_Extracted material_
▬▬▬

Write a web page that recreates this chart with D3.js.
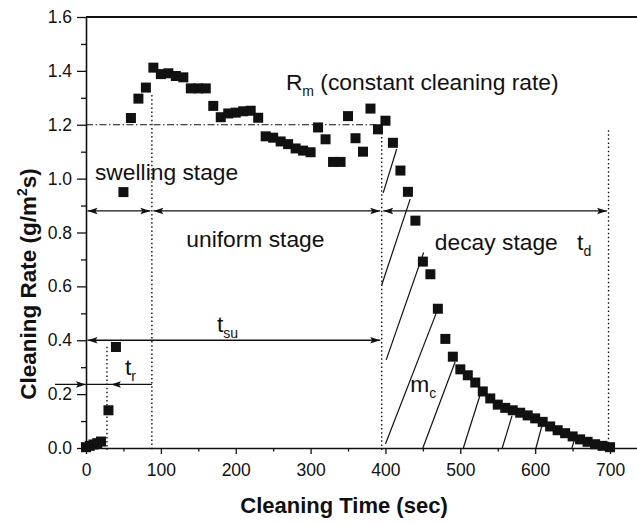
<!DOCTYPE html>
<html>
<head>
<meta charset="utf-8">
<script src="https://cdn.jsdelivr.net/npm/d3@7"></script>
<style>
  body { margin: 0; background: #fff; }
  svg { display: block; }
  text { font-family: "Liberation Sans", Arial, Helvetica, sans-serif; fill: #111; }
</style>
</head>
<body>
<svg id="chart" width="637" height="524"></svg>
<script>
// Cleaning time (s) and measured cleaning rate (g/m^2 s)
const times = [0, 5, 10, 15, 20,
  30, 40, 50, 60, 70, 80, 90, 100, 110, 120, 130, 140, 150, 160, 170, 180,
  190, 200, 210, 220, 230, 240, 250, 260, 270, 280, 290, 300,
  310, 320, 330, 340, 350, 360, 370, 380, 390, 400, 410, 420, 430, 440, 450, 460, 470, 480, 490, 500,
  510, 520, 530, 540, 550, 560, 570, 580, 590, 600, 610, 620, 630, 640, 650, 660, 670, 680, 690, 700];
const rates = [0.003, 0.008, 0.013, 0.018, 0.024,
  0.14, 0.375, 0.95, 1.225, 1.297, 1.338, 1.412, 1.388, 1.391, 1.381, 1.376, 1.335, 1.335, 1.335, 1.27, 1.228,
  1.242, 1.245, 1.25, 1.252, 1.226, 1.157, 1.152, 1.138, 1.128, 1.112, 1.104, 1.098,
  1.19, 1.146, 1.062, 1.062, 1.232, 1.15, 1.10, 1.26, 1.183, 1.215, 1.133, 1.03, 0.951, 0.844, 0.692, 0.645, 0.517, 0.405, 0.339, 0.292,
  0.27, 0.243, 0.21, 0.184, 0.161, 0.149, 0.14, 0.131, 0.121, 0.11, 0.097, 0.08, 0.066, 0.055, 0.043, 0.032, 0.023, 0.014, 0.008, 0.003];

const xTicks = [0, 100, 200, 300, 400, 500, 600, 700];
const xMinorTicks = [50, 150, 250, 350, 450, 550, 650];
const yTicks = [0, 0.2, 0.4, 0.6, 0.8, 1.0, 1.2, 1.4, 1.6];
const yMinorTicks = [0.1, 0.3, 0.5, 0.7, 0.9, 1.1, 1.3, 1.5];

// Stage boundaries (s) and reference levels
const tInduction = 28;
const tSwellEnd = 88;
const tUniformEnd = 395;
const tEnd = 698;
const rateConstant = 1.2;

// Tangent lines drawn through the decay curve: [t1, r1, t2, r2]
const tangents = [
  [415, 1.11, 397, 0.947],
  [433, 0.924, 395, 0.605],
  [451, 0.726, 401, 0.327],
  [469, 0.509, 400, 0.015],
  [493, 0.319, 450, 0.0],
  [526, 0.193, 504, 0.0],
  [569, 0.119, 556, 0.0],
  [609, 0.082, 601, 0.0],
  [652, 0.026, 649, 0.0]
];

const svg = d3.select("#chart");
const W = 637, H = 524;
const x = d3.scaleLinear().domain([0, 736]).range([86, W]);
const y = d3.scaleLinear().domain([0, 1.6]).range([448, 17]);
const ink = "#111";

// Axes
const gx = svg.append("g").attr("transform", `translate(0,${y(0)})`)
  .call(d3.axisBottom(x).tickValues(xTicks).tickSize(6).tickSizeOuter(0).tickPadding(10).tickFormat(d3.format("d")));
gx.selectAll("text").attr("font-size", 17.5);
svg.append("g").attr("transform", `translate(0,${y(0)})`)
  .call(d3.axisBottom(x).tickValues(xMinorTicks).tickSize(3.5).tickSizeOuter(0).tickFormat(""))
  .select(".domain").remove();

const gy = svg.append("g").attr("transform", `translate(${x(0)},0)`)
  .call(d3.axisLeft(y).tickValues(yTicks).tickSize(9).tickSizeOuter(0).tickPadding(5).tickFormat(d3.format(".1f")));
gy.selectAll("text").attr("font-size", 17.5);
svg.append("g").attr("transform", `translate(${x(0)},0)`)
  .call(d3.axisLeft(y).tickValues(yMinorTicks).tickSize(5).tickSizeOuter(0).tickFormat(""))
  .select(".domain").remove();

svg.selectAll(".domain").attr("stroke", ink).attr("stroke-width", 1.6);
svg.selectAll(".tick line").attr("stroke", ink).attr("stroke-width", 1.3);
svg.selectAll(".tick text").style("font-family", "'Liberation Sans', Arial, sans-serif").attr("fill", ink);

// Top frame
svg.append("line").attr("x1", x(0)).attr("x2", W).attr("y1", y(1.6)).attr("y2", y(1.6))
  .attr("stroke", ink).attr("stroke-width", 1.8);

// Axis titles
svg.append("text").attr("x", 344).attr("y", 513).attr("text-anchor", "middle")
  .attr("font-size", 22).attr("font-weight", "bold").text("Cleaning Time (sec)");
const yt = svg.append("text").attr("transform", "translate(36,284) rotate(-90)")
  .attr("text-anchor", "middle").attr("font-size", 22.5).attr("font-weight", "bold");
yt.append("tspan").text("Cleaning Rate (g/m");
yt.append("tspan").attr("font-size", 14).attr("dy", -9).text("2");
yt.append("tspan").attr("dy", 9).text("s)");

// Reference lines
svg.append("line").attr("x1", x(0)).attr("x2", x(tUniformEnd)).attr("y1", y(rateConstant)).attr("y2", y(rateConstant))
  .attr("stroke", ink).attr("stroke-width", 1.1).attr("stroke-dasharray", "7,2.5,1.5,2.5");

const dottedLines = [
  { t: tInduction, top: 0.376 },
  { t: tSwellEnd, top: 1.31 },
  { t: tUniformEnd, top: 1.17 },
  { t: tEnd, top: 1.18 }
];
svg.selectAll(".vdot").data(dottedLines).join("line").attr("class", "vdot")
  .attr("x1", d => x(d.t)).attr("x2", d => x(d.t))
  .attr("y1", d => y(d.top)).attr("y2", y(0) + 2)
  .attr("stroke", ink).attr("stroke-width", 1.4).attr("stroke-dasharray", "1.5,2.6");

// Arrow helpers
function arrowHead(tipX, tipY, dir) {
  const L = 10, Wd = 3.2;
  const bx = tipX - dir * L;
  svg.append("path").attr("d", `M${tipX},${tipY}L${bx},${tipY - Wd}L${bx + dir * 2},${tipY}L${bx},${tipY + Wd}Z`)
    .attr("fill", ink);
}
function hLine(x1, x2, yy) {
  svg.append("line").attr("x1", x1).attr("x2", x2).attr("y1", yy).attr("y2", yy)
    .attr("stroke", ink).attr("stroke-width", 1.3);
}
function doubleArrow(t1, t2, r, pad) {
  const x1 = x(t1) + pad, x2 = x(t2) - pad, yy = y(r);
  hLine(x1, x2, yy);
  arrowHead(x1, yy, -1);
  arrowHead(x2, yy, 1);
}

// Stage spans
const stageLevel = 0.88;
doubleArrow(0, tSwellEnd, stageLevel, 1.5);
doubleArrow(tSwellEnd, tUniformEnd, stageLevel, 1.5);
doubleArrow(tUniformEnd, tEnd, stageLevel, 1.5);
// Start-up time span
doubleArrow(0, tUniformEnd, 0.40, 1.5);
// Induction time marker
const trLevel = 0.236;
hLine(55, x(tSwellEnd), y(trLevel));
arrowHead(x(0), y(trLevel), 1);
arrowHead(x(tInduction) + 4, y(trLevel), -1);

// Tangent lines
svg.selectAll(".tan").data(tangents).join("line").attr("class", "tan")
  .attr("x1", d => x(d[0])).attr("y1", d => y(d[1]))
  .attr("x2", d => x(d[2])).attr("y2", d => y(d[3]))
  .attr("stroke", ink).attr("stroke-width", 1.2);

// Data markers
const S = 10;
svg.selectAll(".pt").data(times.map((t, i) => [t, rates[i]])).join("rect").attr("class", "pt")
  .attr("x", d => x(d[0]) - S / 2).attr("y", d => y(d[1]) - S / 2)
  .attr("width", S).attr("height", S).attr("fill", ink);

// Annotations
function label(tx, ty, main, sub, rest) {
  const t = svg.append("text").attr("x", x(tx)).attr("y", y(ty)).attr("font-size", 22.8);
  t.append("tspan").text(main);
  if (sub) t.append("tspan").attr("font-size", 14).attr("dy", 6).text(sub);
  if (rest) t.append("tspan").attr("dy", -6).text(rest);
}
label(12, 0.995, "swelling stage");
label(134, 0.746, "uniform stage");
label(466, 0.735, "decay stage");
label(656, 0.735, "t", "d");
label(175, 0.431, "t", "su");
label(52, 0.271, "t", "r");
label(267, 1.329, "R", "m", " (constant cleaning rate)");
label(433, 0.208, "m", "c");
</script>
</body>
</html>
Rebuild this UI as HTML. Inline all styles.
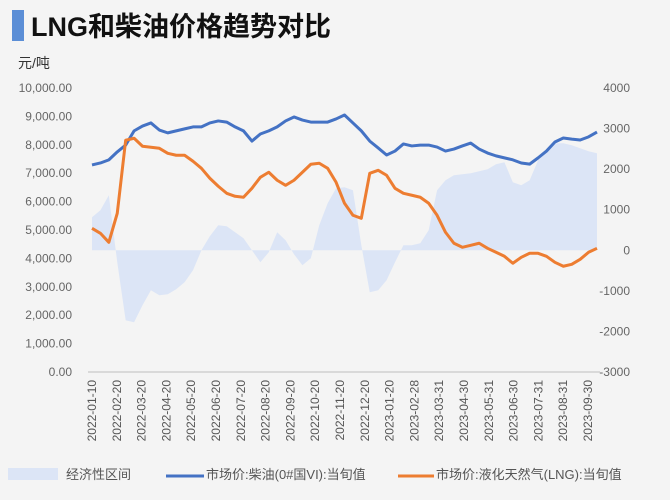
<!DOCTYPE html>
<html><head><meta charset="utf-8"><style>
body{margin:0;background:#f4f4f4;width:670px;height:495px;overflow:hidden;font-family:"Liberation Sans","Noto Sans CJK SC",sans-serif;}
</style></head><body>
<svg width="670" height="495" xmlns="http://www.w3.org/2000/svg">
<rect x="0" y="0" width="670" height="495" fill="#f4f4f4"/>
<rect x="12" y="10" width="12" height="31" fill="#5b8ed6"/>
<text x="31" y="36" font-size="27" font-weight="bold" fill="#111" font-family="Liberation Sans, Noto Sans CJK SC, sans-serif">LNG和柴油价格趋势对比</text>
<text x="18" y="68" font-size="14" fill="#333" font-family="Liberation Sans, Noto Sans CJK SC, sans-serif">元/吨</text>
<g id="leftTicks"></g><g id="rightTicks"></g>
<g id="area"></g>
<line x1="88" y1="372" x2="600" y2="372" stroke="#d0d0d0" stroke-width="1.5"/>
<g id="lines"></g>
<g id="xTicks"></g>
<g font-size="13" fill="#555" font-family="Liberation Sans, Noto Sans CJK SC, sans-serif">
<rect x="8" y="468" width="50" height="12" fill="#dce5f6"/>
<text x="66" y="479">经济性区间</text>
<line x1="166" y1="476" x2="204" y2="476" stroke="#4472c4" stroke-width="3"/>
<text x="206" y="479">市场价:柴油(0#国VI):当旬值</text>
<line x1="398" y1="476" x2="434" y2="476" stroke="#ed7d31" stroke-width="3"/>
<text x="436" y="479">市场价:液化天然气(LNG):当旬值</text>
</g>
</svg>
<script>
const xLabels=["2022-01-10","2022-02-20","2022-03-20","2022-04-20","2022-05-20","2022-06-20","2022-07-20","2022-08-20","2022-09-20","2022-10-20","2022-11-20","2022-12-20","2023-01-20","2023-02-28","2023-03-31","2023-04-30","2023-05-31","2023-06-30","2023-07-31","2023-08-31","2023-09-30"];
const leftTicks=[0,1000,2000,3000,4000,5000,6000,7000,8000,9000,10000];
const rightTicks=[-3000,-2000,-1000,0,1000,2000,3000,4000];
const diesel=[7290,7360,7470,7750,7990,8490,8660,8770,8520,8420,8490,8560,8630,8630,8770,8840,8800,8630,8490,8130,8380,8490,8630,8840,8980,8870,8800,8800,8800,8910,9050,8770,8490,8130,7890,7640,7780,8030,7960,7990,7990,7920,7780,7850,7960,8060,7850,7710,7610,7540,7470,7360,7320,7540,7780,8100,8240,8200,8170,8280,8450];
const lng=[542,419,197,912,2712,2761,2564,2539,2514,2391,2342,2342,2194,2021,1775,1578,1405,1331,1307,1528,1799,1923,1726,1602,1726,1923,2120,2145,2021,1676,1159,863,789,1898,1972,1849,1528,1405,1356,1307,1159,863,444,173,74,123,173,49,-49,-148,-320,-173,-74,-74,-148,-296,-394,-345,-222,-49,49];
const econ=[813,986,1356,-296,-1726,-1775,-1356,-986,-1109,-1085,-961,-789,-493,0,345,616,592,444,296,0,-296,-49,444,247,-99,-370,-197,616,1159,1528,1553,1479,123,-1035,-986,-740,-296,123,123,173,493,1479,1726,1849,1873,1898,1947,1997,2120,2169,1676,1602,1726,2219,2465,2638,2638,2588,2514,2440,2391];
const NS="http://www.w3.org/2000/svg";
const X0=92,X1=597,YT=88,YB=372;
const xs=i=>X0+i*(X1-X0)/(diesel.length-1);
const yL=v=>YB-(v/10000)*(YB-YT);
const yR=v=>YB-((v+3000)/7000)*(YB-YT);
function mk(tag,attrs,parent){const e=document.createElementNS(NS,tag);for(const k in attrs)e.setAttribute(k,attrs[k]);parent.appendChild(e);return e;}
const lt=document.getElementById('leftTicks');
leftTicks.forEach(v=>{const t=mk('text',{x:72,y:yL(v)+4,'text-anchor':'end','font-size':12,fill:'#666'},lt);


t.textContent=v.toLocaleString('en-US',{minimumFractionDigits:2});});
const rt=document.getElementById('rightTicks');
rightTicks.forEach(v=>{const t=mk('text',{x:630,y:yR(v)+4,'text-anchor':'end','font-size':12,fill:'#666'},rt);


t.textContent=String(v);});
const xt=document.getElementById('xTicks');
xLabels.forEach((s,i)=>{const x=92+i*(588-92)/(xLabels.length-1);const t=mk('text',{x:0,y:0,'text-anchor':'end','font-size':12,fill:'#555',transform:`translate(${x+4},380) rotate(-90)`},xt);


t.textContent=s;});
let d=`M${xs(0)},${yR(0)}`;econ.forEach((v,i)=>{d+=` L${xs(i)},${yR(v)}`;});d+=` L${xs(econ.length-1)},${yR(0)} Z`;
const ar=mk('path',{d:d,fill:'#dce5f6'},document.getElementById('area'));


const lg=document.getElementById('lines');
const pd=mk('polyline',{points:diesel.map((v,i)=>xs(i)+','+yL(v)).join(' '),fill:'none',stroke:'#4472c4','stroke-width':3,'stroke-linejoin':'round'},lg);


const pl=mk('polyline',{points:lng.map((v,i)=>xs(i)+','+yR(v)).join(' '),fill:'none',stroke:'#ed7d31','stroke-width':3,'stroke-linejoin':'round'},lg);


</script>
</body></html>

▬▬▬

_Stated exercise_
From the listing above, copy every line that holds the string "chart".

_Answer to this exercise_
Write a web page that recreates this chart with D3.js.
<svg id="chart" width="637" height="524"></svg>
const svg = d3.select("#chart");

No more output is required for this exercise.